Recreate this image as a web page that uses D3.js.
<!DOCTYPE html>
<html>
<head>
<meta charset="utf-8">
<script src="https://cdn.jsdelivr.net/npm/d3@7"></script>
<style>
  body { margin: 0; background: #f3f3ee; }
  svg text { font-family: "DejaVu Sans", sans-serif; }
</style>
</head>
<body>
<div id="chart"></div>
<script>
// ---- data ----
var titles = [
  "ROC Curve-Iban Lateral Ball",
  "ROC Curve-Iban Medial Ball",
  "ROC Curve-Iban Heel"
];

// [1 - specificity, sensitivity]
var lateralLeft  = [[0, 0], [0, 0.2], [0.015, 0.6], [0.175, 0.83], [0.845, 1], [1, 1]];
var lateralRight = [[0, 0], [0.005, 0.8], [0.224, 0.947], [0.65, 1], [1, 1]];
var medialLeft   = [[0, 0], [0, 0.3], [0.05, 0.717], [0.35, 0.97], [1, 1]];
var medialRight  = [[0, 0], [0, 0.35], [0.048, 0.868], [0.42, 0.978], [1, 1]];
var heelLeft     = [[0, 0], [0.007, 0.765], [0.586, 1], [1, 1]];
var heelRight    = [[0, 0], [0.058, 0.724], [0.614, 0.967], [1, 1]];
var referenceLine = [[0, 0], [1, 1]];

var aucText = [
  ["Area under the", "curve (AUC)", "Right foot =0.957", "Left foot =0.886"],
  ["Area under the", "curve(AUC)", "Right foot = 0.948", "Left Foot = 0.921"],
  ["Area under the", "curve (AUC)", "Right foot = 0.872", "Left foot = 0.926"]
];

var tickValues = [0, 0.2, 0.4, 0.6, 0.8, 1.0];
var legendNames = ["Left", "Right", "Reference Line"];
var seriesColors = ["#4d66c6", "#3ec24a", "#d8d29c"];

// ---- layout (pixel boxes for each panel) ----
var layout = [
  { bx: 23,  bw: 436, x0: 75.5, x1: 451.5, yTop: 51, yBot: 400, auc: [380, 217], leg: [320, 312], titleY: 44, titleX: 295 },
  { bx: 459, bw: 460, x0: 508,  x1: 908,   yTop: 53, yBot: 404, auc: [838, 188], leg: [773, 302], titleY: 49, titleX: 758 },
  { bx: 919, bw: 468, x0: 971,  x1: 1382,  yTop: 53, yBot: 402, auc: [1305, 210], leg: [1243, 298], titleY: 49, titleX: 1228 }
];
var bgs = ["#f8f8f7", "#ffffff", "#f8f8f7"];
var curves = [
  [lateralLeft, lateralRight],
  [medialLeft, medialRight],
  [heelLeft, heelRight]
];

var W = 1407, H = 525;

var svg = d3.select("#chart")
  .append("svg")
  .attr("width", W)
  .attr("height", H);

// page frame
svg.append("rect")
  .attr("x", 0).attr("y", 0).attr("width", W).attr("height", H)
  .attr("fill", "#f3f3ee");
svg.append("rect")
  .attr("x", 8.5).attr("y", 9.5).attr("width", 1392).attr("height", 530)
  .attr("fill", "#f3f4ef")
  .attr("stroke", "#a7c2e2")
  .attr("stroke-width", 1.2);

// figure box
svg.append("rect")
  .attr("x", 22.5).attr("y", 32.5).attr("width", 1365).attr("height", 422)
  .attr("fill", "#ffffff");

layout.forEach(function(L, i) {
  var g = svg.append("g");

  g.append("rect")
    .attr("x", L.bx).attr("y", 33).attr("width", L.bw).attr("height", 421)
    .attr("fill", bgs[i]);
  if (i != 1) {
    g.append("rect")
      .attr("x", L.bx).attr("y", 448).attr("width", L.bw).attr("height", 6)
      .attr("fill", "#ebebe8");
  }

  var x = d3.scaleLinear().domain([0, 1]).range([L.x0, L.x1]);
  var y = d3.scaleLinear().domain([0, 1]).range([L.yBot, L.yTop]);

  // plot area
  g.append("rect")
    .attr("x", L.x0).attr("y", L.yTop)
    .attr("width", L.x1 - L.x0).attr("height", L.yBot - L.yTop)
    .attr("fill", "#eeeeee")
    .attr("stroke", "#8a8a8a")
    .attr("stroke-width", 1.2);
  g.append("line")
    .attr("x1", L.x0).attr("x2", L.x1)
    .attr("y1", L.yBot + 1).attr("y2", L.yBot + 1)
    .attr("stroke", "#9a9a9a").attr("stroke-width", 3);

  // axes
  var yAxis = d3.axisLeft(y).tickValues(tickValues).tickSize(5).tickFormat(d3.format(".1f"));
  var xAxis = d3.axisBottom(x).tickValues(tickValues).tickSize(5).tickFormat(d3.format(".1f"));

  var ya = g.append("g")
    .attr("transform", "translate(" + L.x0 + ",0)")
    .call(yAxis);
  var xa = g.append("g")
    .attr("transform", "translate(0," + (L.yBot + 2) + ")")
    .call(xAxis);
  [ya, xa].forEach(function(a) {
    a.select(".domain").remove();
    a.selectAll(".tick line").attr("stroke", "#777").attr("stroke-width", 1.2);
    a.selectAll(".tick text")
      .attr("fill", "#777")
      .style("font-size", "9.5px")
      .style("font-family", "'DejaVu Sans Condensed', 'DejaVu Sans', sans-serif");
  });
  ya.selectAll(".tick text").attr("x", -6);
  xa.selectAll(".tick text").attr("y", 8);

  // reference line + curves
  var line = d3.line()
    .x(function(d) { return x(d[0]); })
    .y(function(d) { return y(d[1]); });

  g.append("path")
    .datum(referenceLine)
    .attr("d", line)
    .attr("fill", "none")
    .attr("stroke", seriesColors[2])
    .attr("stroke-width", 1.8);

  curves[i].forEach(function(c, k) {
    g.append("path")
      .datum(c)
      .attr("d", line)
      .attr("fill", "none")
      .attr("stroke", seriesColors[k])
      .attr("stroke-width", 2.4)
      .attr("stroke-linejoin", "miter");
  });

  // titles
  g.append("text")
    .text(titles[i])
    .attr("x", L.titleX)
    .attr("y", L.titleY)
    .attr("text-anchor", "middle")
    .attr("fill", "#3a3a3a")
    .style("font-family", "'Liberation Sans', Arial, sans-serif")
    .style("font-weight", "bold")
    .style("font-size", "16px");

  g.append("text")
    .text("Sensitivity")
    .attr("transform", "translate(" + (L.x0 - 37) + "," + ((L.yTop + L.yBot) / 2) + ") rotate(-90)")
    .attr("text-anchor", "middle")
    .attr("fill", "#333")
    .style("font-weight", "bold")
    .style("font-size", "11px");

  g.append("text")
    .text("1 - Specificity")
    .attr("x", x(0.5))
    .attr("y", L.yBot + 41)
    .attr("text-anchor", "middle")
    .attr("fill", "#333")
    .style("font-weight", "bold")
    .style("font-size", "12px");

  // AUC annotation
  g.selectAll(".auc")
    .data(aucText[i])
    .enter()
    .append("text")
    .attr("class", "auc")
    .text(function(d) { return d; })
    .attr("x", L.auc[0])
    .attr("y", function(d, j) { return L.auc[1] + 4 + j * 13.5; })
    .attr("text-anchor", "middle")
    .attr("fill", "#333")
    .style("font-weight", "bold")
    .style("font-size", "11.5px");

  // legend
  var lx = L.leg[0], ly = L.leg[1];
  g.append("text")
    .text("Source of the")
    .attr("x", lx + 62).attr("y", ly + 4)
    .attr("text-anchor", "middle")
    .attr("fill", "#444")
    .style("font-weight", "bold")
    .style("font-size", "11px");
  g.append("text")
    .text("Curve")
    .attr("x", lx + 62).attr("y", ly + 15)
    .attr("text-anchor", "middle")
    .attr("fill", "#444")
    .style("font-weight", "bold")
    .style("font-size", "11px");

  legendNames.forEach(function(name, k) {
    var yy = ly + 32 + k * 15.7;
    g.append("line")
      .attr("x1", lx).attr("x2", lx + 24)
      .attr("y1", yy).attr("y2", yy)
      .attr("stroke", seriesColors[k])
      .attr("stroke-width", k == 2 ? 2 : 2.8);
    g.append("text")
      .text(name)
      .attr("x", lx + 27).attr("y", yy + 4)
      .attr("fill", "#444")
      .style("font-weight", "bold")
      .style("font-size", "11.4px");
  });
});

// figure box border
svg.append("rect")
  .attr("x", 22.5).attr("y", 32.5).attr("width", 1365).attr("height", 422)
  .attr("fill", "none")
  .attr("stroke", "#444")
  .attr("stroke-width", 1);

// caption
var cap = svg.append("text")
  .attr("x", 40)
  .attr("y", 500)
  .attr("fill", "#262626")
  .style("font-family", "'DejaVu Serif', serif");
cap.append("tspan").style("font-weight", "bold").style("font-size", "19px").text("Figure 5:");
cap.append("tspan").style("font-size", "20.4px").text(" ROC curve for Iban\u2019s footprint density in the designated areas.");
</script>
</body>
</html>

········

* _Exercise task_
Copy out every line of the material above that mentions the word "page".

* _Final result_
Recreate this image as a web page that uses D3.js.
// page frame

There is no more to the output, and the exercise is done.